Selon Capital Economics, le fait que les dépenses touristiques retrouvent leur niveau de 2019 suggère que « l’effet de réouverture a déjà fait son temps ». Goldman Sachs abonde en ce sens : « Le plus facile est fait. La prochaine étape de la reprise va dépendre de la hausse du revenu des ménages et d’une plus forte confiance des consommateurs ».

À l’international aussi, le bilan de ces vacances nationales est en demi-teinte. Malgré un rebond significatif des réservations de vols vers l’étranger, leur niveau était encore 55% moins élevé qu’en 2019, d’après la plateforme Qunar.com. Parmi les Chinois qui avaient l’habitude de voyager hors frontières auparavant, beaucoup ont dû renoncer à cause du prix des billets, conséquence d’une réouverture encore partielle des liaisons aériennes.

Par contre, ceux qui se sont envolés – pour un tiers d’entre eux depuis Shanghai – ont été moins regardants à la dépense. Selon Alipay, le montant moyen dépensé à l’étranger via l’application de paiement mobile a augmenté de 40% par rapport à 2019, et dans certains pays du Vieux Continent, dont la France, l’Allemagne et l’Italie, ce chiffre a même doublé. Une nouvelle encourageante pour les acteurs touristiques européens qui attendent les visiteurs chinois de pied ferme.

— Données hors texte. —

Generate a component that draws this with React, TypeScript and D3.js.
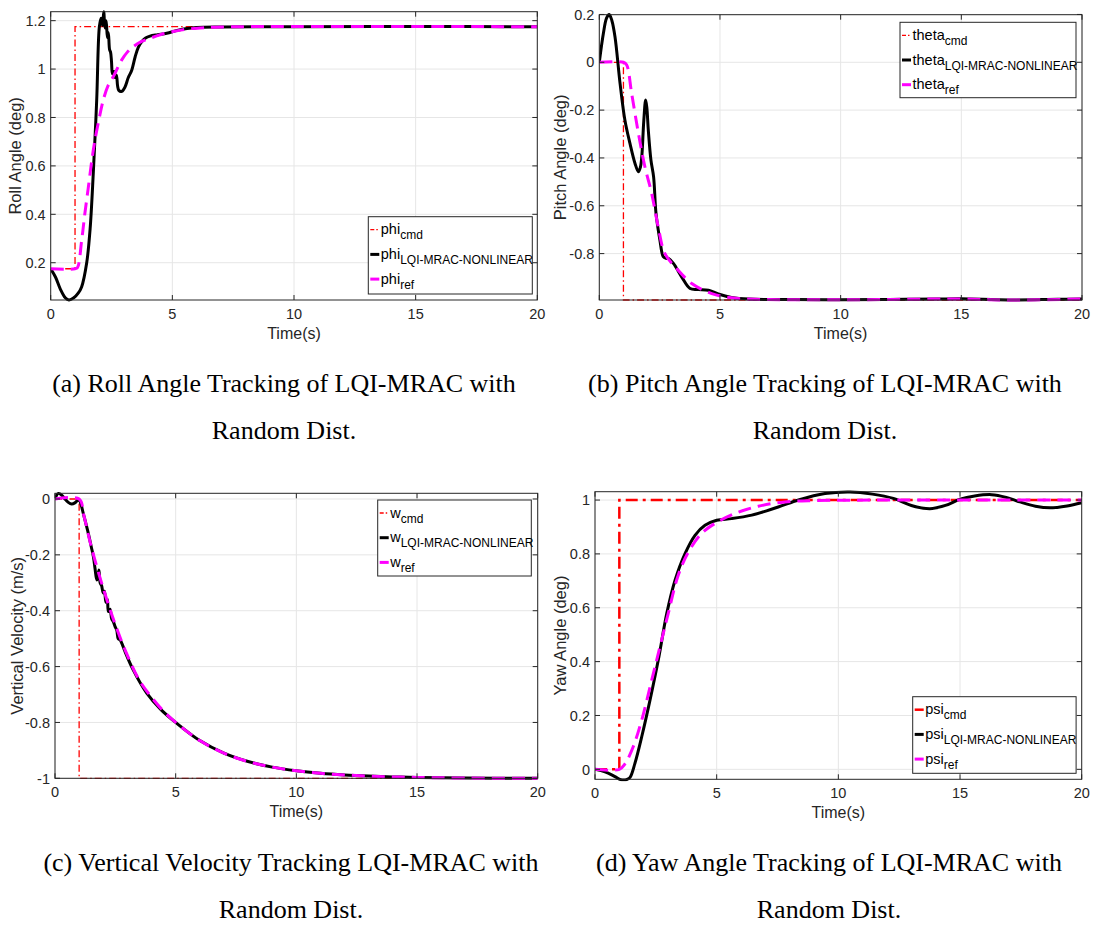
import React from 'react';
import * as d3 from 'd3';

type Pt = [number, number];

// time axis shared by all four plots
const timeTicks = [0, 5, 10, 15, 20];

// (a) roll
const rollTicks = [0.2, 0.4, 0.6, 0.8, 1, 1.2];
const rollCmd: Pt[] = [[0, 0.175], [1, 0.175], [1, 1.175], [20, 1.175]];
const rollAct: Pt[] = [
  [0, 0.175], [0.2, 0.14], [0.4, 0.09], [0.6, 0.055], [0.75, 0.046], [0.95, 0.055], [1.13, 0.074],
  [1.27, 0.1], [1.48, 0.2], [1.62, 0.34], [1.75, 0.57], [1.89, 0.87], [2.0, 1.175], [2.07, 1.21],
  [2.13, 1.18], [2.18, 1.237], [2.23, 1.17], [2.28, 1.2], [2.33, 1.13], [2.37, 1.15], [2.42, 1.08],
  [2.46, 1.07], [2.5, 1.03], [2.54, 0.98], [2.6, 0.99], [2.65, 0.965], [2.7, 0.975], [2.75, 0.93],
  [2.8, 0.912], [2.92, 0.908], [3.05, 0.925], [3.19, 0.965], [3.33, 0.995], [3.47, 1.05],
  [3.6, 1.09], [3.74, 1.113], [3.9, 1.128], [4.08, 1.136], [4.4, 1.142], [4.77, 1.148],
  [5.2, 1.16], [5.6, 1.168], [6.0, 1.172], [7, 1.174], [10, 1.175], [15, 1.176], [20, 1.175],
];
const rollRef: Pt[] = [
  [0, 0.175], [1, 0.175], [1.1, 0.18], [1.27, 0.29], [1.4, 0.4], [1.55, 0.514], [1.7, 0.63],
  [1.82, 0.707], [2.0, 0.8], [2.16, 0.872], [2.35, 0.93], [2.57, 0.968], [2.75, 1.005],
  [2.92, 1.038], [3.15, 1.07], [3.4, 1.093], [3.7, 1.112], [4.08, 1.127], [4.5, 1.142],
  [5.04, 1.155], [5.6, 1.165], [6.14, 1.17], [7, 1.174], [20, 1.175],
];

// (b) pitch
const pitchTicks = [-0.8, -0.6, -0.4, -0.2, 0, 0.2];
const pitchCmd: Pt[] = [[0, 0], [1, 0], [1, -0.994], [20, -0.994]];
const pitchAct: Pt[] = [
  [0, 0], [0.17, 0.121], [0.3, 0.185], [0.41, 0.2], [0.52, 0.175], [0.65, 0.107], [0.86, -0.088],
  [1.06, -0.241], [1.27, -0.339], [1.48, -0.423], [1.62, -0.458], [1.7, -0.44], [1.76, -0.395],
  [1.84, -0.25], [1.92, -0.158], [1.97, -0.19], [2.03, -0.283], [2.14, -0.409], [2.25, -0.479],
  [2.35, -0.632], [2.51, -0.743], [2.65, -0.813], [2.76, -0.82], [2.86, -0.82], [3.07, -0.841],
  [3.41, -0.897], [3.76, -0.946], [4.1, -0.95], [4.52, -0.953], [4.93, -0.969], [5.48, -0.983],
  [6.2, -0.99], [8, -0.992], [10, -0.993], [12, -0.992], [14, -0.99], [15, -0.989], [17, -0.994],
  [19, -0.991], [20, -0.99],
];
const pitchRef: Pt[] = [
  [0, 0], [1, 0], [1.13, -0.01], [1.34, -0.13], [1.62, -0.297], [1.89, -0.437], [2.17, -0.548],
  [2.44, -0.688], [2.72, -0.8], [3.2, -0.862], [3.83, -0.925], [4.66, -0.967], [5.48, -0.985],
  [6.5, -0.991], [10, -0.993], [15, -0.99], [17, -0.994], [20, -0.99],
];

// (c) vertical velocity
const velTicks = [-1, -0.8, -0.6, -0.4, -0.2, 0];
const velCmd: Pt[] = [[0, 0], [1, 0], [1, -1], [20, -1]];
const velAct: Pt[] = [
  [0, 0], [0.14, 0.02], [0.3, 0.012], [0.41, 0.0], [0.55, -0.012], [0.69, -0.018], [0.82, -0.014],
  [0.92, -0.006], [1.0, -0.003], [1.08, -0.02], [1.17, -0.051], [1.38, -0.123], [1.5, -0.17],
  [1.59, -0.206], [1.66, -0.25], [1.73, -0.29], [1.77, -0.28], [1.82, -0.254], [1.87, -0.3],
  [1.93, -0.31], [2.0, -0.337], [2.05, -0.33], [2.11, -0.37], [2.17, -0.36], [2.21, -0.403],
  [2.28, -0.395], [2.35, -0.43], [2.42, -0.44], [2.49, -0.457], [2.56, -0.47], [2.62, -0.5],
  [2.7, -0.505], [2.76, -0.515], [2.83, -0.53], [2.9, -0.546], [3.24, -0.612], [3.8, -0.695],
  [4.4, -0.755], [5, -0.8], [6, -0.865], [7, -0.91], [8, -0.94], [9, -0.96], [10, -0.973],
  [11, -0.982], [12, -0.988], [13, -0.992], [14, -0.995], [15, -0.997], [17, -0.999], [20, -1],
];
const velRef: Pt[] = [
  [0, 0], [1, 0], [1.2, -0.06], [1.5, -0.17], [2, -0.32], [2.5, -0.45], [3, -0.56], [3.5, -0.65],
  [4, -0.71], [4.5, -0.76], [5, -0.8], [6, -0.865], [7, -0.91], [8, -0.94], [9, -0.96],
  [10, -0.973], [11, -0.982], [12, -0.988], [13, -0.992], [14, -0.995], [15, -0.997],
  [17, -0.999], [20, -1],
];

// (d) yaw
const yawTicks = [0, 0.2, 0.4, 0.6, 0.8, 1];
const yawCmd: Pt[] = [[0, 0], [1, 0], [1, 1], [20, 1]];
const yawAct: Pt[] = [
  [0, 0], [0.41, -0.009], [0.82, -0.027], [1.05, -0.038], [1.19, -0.04], [1.32, -0.037],
  [1.44, -0.03], [1.64, 0.022], [1.92, 0.121], [2.26, 0.257], [2.6, 0.406], [2.95, 0.579],
  [3.29, 0.702], [3.7, 0.801], [4.11, 0.869], [4.52, 0.906], [5.0, 0.925], [5.62, 0.931],
  [6.44, 0.944], [7.53, 0.974], [8.36, 1.0], [9.45, 1.024], [10.48, 1.03], [11.4, 1.022],
  [12.26, 1.006], [13.0, 0.98], [13.76, 0.968], [14.4, 0.98], [15.0, 1.003], [15.6, 1.015],
  [16.3, 1.02], [16.9, 1.01], [17.46, 0.993], [18.1, 0.977], [18.7, 0.971], [19.4, 0.978], [20, 0.99],
];
const yawRef: Pt[] = [
  [0, 0], [1, 0], [1.23, 0.02], [1.57, 0.084], [1.92, 0.183], [2.33, 0.331], [2.67, 0.455],
  [3.01, 0.579], [3.42, 0.721], [3.84, 0.807], [4.38, 0.876], [4.93, 0.913], [5.75, 0.95],
  [6.71, 0.977], [7.81, 0.993], [9, 0.998], [12, 1.0], [20, 1.0],
];

const AXIS = '#262626';
const GRID = '#e6e6e6';
const SANS = 'Liberation Sans, Arial, sans-serif';
const SERIF = 'Liberation Serif, Times New Roman, serif';

const panels = [
  {
    id: 'a', box: { l: 50.7, t: 11.7, r: 537.3, b: 300 }, yDomain: [0.046, 1.237], yTicks: rollTicks,
    yTitle: 'Roll Angle (deg)', yTitleX: 15, sym: 'phi', cmd: rollCmd, act: rollAct, ref: rollRef,
    legend: { x: 368.3, y: 216.7, w: 164, h: 77.3 }, cmdWidth: 1.3, cmdDash: '7,3,1.5,3',
    caption: '(a) Roll Angle Tracking of LQI-MRAC with', capX: 284, capY: 392,
  },
  {
    id: 'b', box: { l: 599.3, t: 14.7, r: 1082, b: 300 }, yDomain: [-0.994, 0.199], yTicks: pitchTicks,
    yTitle: 'Pitch Angle (deg)', yTitleX: 560.7, sym: 'theta', cmd: pitchCmd, act: pitchAct, ref: pitchRef,
    legend: { x: 900, y: 22.3, w: 176, h: 75.4 }, cmdWidth: 1.3, cmdDash: '7,3,1.5,3',
    caption: '(b) Pitch Angle Tracking of LQI-MRAC with', capX: 825, capY: 392,
  },
  {
    id: 'c', box: { l: 55, t: 493.3, r: 537.7, b: 778.3 }, yDomain: [-1, 0.0204], yTicks: velTicks,
    yTitle: 'Vertical Velocity (m/s)', yTitleX: 17, sym: 'w', cmd: velCmd, act: velAct, ref: velRef,
    legend: { x: 377.7, y: 500, w: 153.6, h: 76 }, cmdWidth: 1.3, cmdDash: '7,3,1.5,3',
    caption: '(c) Vertical Velocity Tracking LQI-MRAC with', capX: 291, capY: 871,
  },
  {
    id: 'd', box: { l: 595, t: 491.7, r: 1081.7, b: 779.3 }, yDomain: [-0.037, 1.031], yTicks: yawTicks,
    yTitle: 'Yaw Angle (deg)', yTitleX: 560, sym: 'psi', cmd: yawCmd, act: yawAct, ref: yawRef,
    legend: { x: 912.7, y: 696.7, w: 163.4, h: 76.6 }, cmdWidth: 2.5, cmdDash: '12,5,3,5',
    caption: '(d) Yaw Angle Tracking of LQI-MRAC with', capX: 829, capY: 871,
  },
];

function Panel({ p }: { p: any }) {
  const { box } = p;
  const x = d3.scaleLinear().domain([0, 20]).range([box.l, box.r]);
  const y = d3.scaleLinear().domain(p.yDomain).range([box.b, box.t]);
  const smooth = d3.line<Pt>().x(d => x(d[0])).y(d => y(d[1])).curve(d3.curveCatmullRom.alpha(0.5));
  const straight = d3.line<Pt>().x(d => x(d[0])).y(d => y(d[1]));
  const tl = 5;
  const clipId = 'clip-' + p.id;
  const lg = p.legend;
  const rows = [
    { sub: 'cmd', color: '#ff0000', w: p.id === 'd' ? 2.5 : 1.3, dash: p.id === 'd' ? undefined : '4,2,1.5,2' },
    { sub: 'LQI-MRAC-NONLINEAR', color: '#000', w: 3, dash: undefined },
    { sub: 'ref', color: '#ff00ff', w: 3, dash: undefined },
  ];
  return (
    <g>
      <defs>
        <clipPath id={clipId}>
          <rect x={box.l} y={box.t - 2} width={box.r - box.l} height={box.b - box.t + 4} />
        </clipPath>
      </defs>
      <rect x={box.l} y={box.t} width={box.r - box.l} height={box.b - box.t} fill="#fff" />
      {/* grid */}
      {timeTicks.map(t => (
        <line key={'gx' + t} x1={x(t)} x2={x(t)} y1={box.t} y2={box.b} stroke={GRID} strokeWidth={1} />
      ))}
      {p.yTicks.map((v: number) => (
        <line key={'gy' + v} x1={box.l} x2={box.r} y1={y(v)} y2={y(v)} stroke={GRID} strokeWidth={1} />
      ))}
      {/* series */}
      <g clipPath={`url(#${clipId})`}>
        <path d={straight(p.cmd) || ''} fill="none" stroke="#ff0000" strokeWidth={p.cmdWidth} strokeDasharray={p.cmdDash} />
        <path d={smooth(p.act) || ''} fill="none" stroke="#000" strokeWidth={3} strokeLinejoin="round" />
        <path d={smooth(p.ref) || ''} fill="none" stroke="#ff00ff" strokeWidth={3} strokeDasharray="13,7" />
      </g>
      {/* box + ticks */}
      <rect x={box.l} y={box.t} width={box.r - box.l} height={box.b - box.t} fill="none" stroke={AXIS} strokeWidth={1} />
      {timeTicks.map(t => (
        <g key={'tx' + t}>
          <line x1={x(t)} x2={x(t)} y1={box.b} y2={box.b - tl} stroke={AXIS} />
          <line x1={x(t)} x2={x(t)} y1={box.t} y2={box.t + tl} stroke={AXIS} />
          <text x={x(t)} y={box.b + 18.5} textAnchor="middle" fontSize={14.5} fontFamily={SANS} fill={AXIS}>{t}</text>
        </g>
      ))}
      {p.yTicks.map((v: number) => (
        <g key={'ty' + v}>
          <line x1={box.l} x2={box.l + tl} y1={y(v)} y2={y(v)} stroke={AXIS} />
          <line x1={box.r} x2={box.r - tl} y1={y(v)} y2={y(v)} stroke={AXIS} />
          <text x={box.l - 5} y={y(v) + 5.2} textAnchor="end" fontSize={14.5} fontFamily={SANS} fill={AXIS}>{String(v)}</text>
        </g>
      ))}
      <text x={(box.l + box.r) / 2} y={box.b + 39} textAnchor="middle" fontSize={16} fontFamily={SANS} fill={AXIS}>Time(s)</text>
      <text transform={`translate(${p.yTitleX},${(box.t + box.b) / 2}) rotate(-90)`} dy="0.35em" textAnchor="middle"
        fontSize={16.5} fontFamily={SANS} fill={AXIS}>{p.yTitle}</text>
      {/* legend */}
      <rect x={lg.x} y={lg.y} width={lg.w} height={lg.h} fill="#fff" stroke={AXIS} strokeWidth={1} />
      {rows.map((r, i) => {
        const base = lg.y + 17.5 + i * 24.7;
        return (
          <g key={r.sub}>
            <line x1={lg.x + 2} x2={lg.x + 11} y1={base - 4.5} y2={base - 4.5} stroke={r.color} strokeWidth={r.w} strokeDasharray={r.dash} />
            <text x={lg.x + 12.5} y={base} fontSize={14.5} fontFamily={SANS} fill="#000">
              {p.sym}
              <tspan fontSize={12} dy={5}>{r.sub}</tspan>
            </text>
          </g>
        );
      })}
      {/* caption */}
      <text x={p.capX} y={p.capY} textAnchor="middle" fontSize={26} fontFamily={SERIF} fill="#000">{p.caption}</text>
      <text x={p.capX} y={p.capY + 47} textAnchor="middle" fontSize={26} fontFamily={SERIF} fill="#000">Random Dist.</text>
    </g>
  );
}

export default function App() {
  return (
    <svg width={1094} height={927} style={{ position: 'absolute', left: 0, top: 0, background: '#fff' }}>
      <rect x={0} y={0} width={1094} height={927} fill="#fff" />
      {panels.map(p => <Panel key={p.id} p={p} />)}
    </svg>
  );
}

Enfin, un vieux débat a fait son retour avec les foules : celui de la réforme du calendrier des vacances nationales. En une tribune publiée le 1er mai et intitulée « cette folie du voyage ne profite à personne », James Liang, démographe et cofondateur de Trip.com, affirme que ces congés simultanés faussent le jeu de l’offre et de la demande : les 20 millions de chambres d’hôtel que compte le pays sont tout simplement insuffisantes si un tiers de la population chinoise voyage au même moment, tandis qu’en dehors des vacances, un tiers de ces chambres reste vacant…

C’est ce déséquilibre qui a conduit de nombreux touristes qui s’étaient rendus aux monts Huangshan (Anhui) et Taishan (Shandong) à dormir sur les tables des restaurants ou dans des toilettes publiques, après avoir vu leurs réservations annulées en dernière minute par des hôtels surbookés…

Comment remédier à cette situation ? D’après M. Liang, inutile d’augmenter la capacité hôtelière du pays. Par contre, introduire des vacances scolaires en automne et au printemps et offrir plus de flexibilité aux employés pour prendre leurs congés serait judicieux et encouragerait une croissance plus saine et durable de l’industrie touristique nationale, argumente-t-il.

Sera-t-il entendu ? Il y a dix ans, le gouvernement promettait une refonte de l’organisation des congés nationaux pour 2020. Aujourd’hui, rien n’a avancé, signe que le sujet n’est pas une priorité pour le leadership ou alors que la question des congés payés des travailleurs dans un pays communiste est plus sensible qu’on ne le pense.